Friday news -- semimotivated edition
Here's some stuff that I want to highlight:
Here's some other stuff I feel should be linked, but can't get psyched up to do much with...
- Numbers to call if you run into problems when voting on Tuesday, in Philadelphia or in Montgomery, Delaware, or Chester counties. (Bucks? You're on your own.) Also, here are some reminders on where and when to go to the polls.
- Philadelphia voters may be surprised to find that there are three ballot questions listed for next Tuesday. The Inquirer offers a summary and recommendations. (Not sure that I agree with them, but am still looking for better info.)

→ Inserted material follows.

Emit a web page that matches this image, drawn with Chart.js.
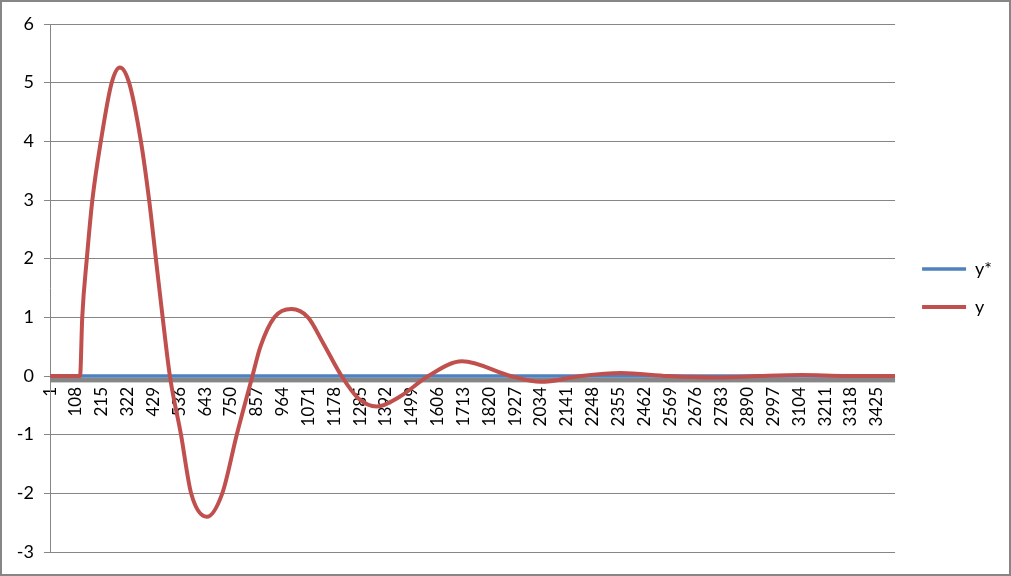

- Sestak feels good about his voter turnout troops for the final push.
- Sherwood's campaign must be glum in face of more details about the hefty sum he paid his mistress to keep the story to herself until after the election...
- Bhakta tries to personally prove that politics is a circus.
- More on the action in the 8th District, which is seeing heaps of third-party ads for and against Fitzpatrick and Murphy, as well as a heap of visits, as by this bus full of Democratic rainmakers. The Daily News dissects one ad, and Daddy Democrat explains what it's like to be in the suburbs right now, with the deluge of mailings and other campaign action coming at you all the time.
Here's some other stuff I feel should be linked, but can't get psyched up to do much with...
- Rendell and Swann on how to spend education funds.
- Nutter on proposed cuts to Philly school spending.
- Tasco on how to spend city surplus.
- Ramos claims Philly making progress on disaster plan.
- Inquirer applauds lobbying reform, says more needed.
- DN notes new riverfront plan put to test by big project already well along.
- Finally, the recent kerfluffle at Philadelphia's Department of Human Services (not blogged here), relating to its poor safeguarding of abused children, has led Mayor Street to convene a panel to look at all child-welfare cases.
1 Comments:
The Inky has it backwards on the city ballot initiatives. The city should be required to report on minority firms
versus the business they get. If we had such data, it would make it much easier to figure out if a firm gets work because of "pay to play" or because the firm is the only minority-owned firm in its field.
While it's a tragedy for any family to lose a member to violence, there is no reason to give preference to family members of police or firemen killed in the line of duty. There have been over 300 murder victims in Philadelphia this year and only one was a policeman. This proposal is
a slap in the face to all the other families of murder victims.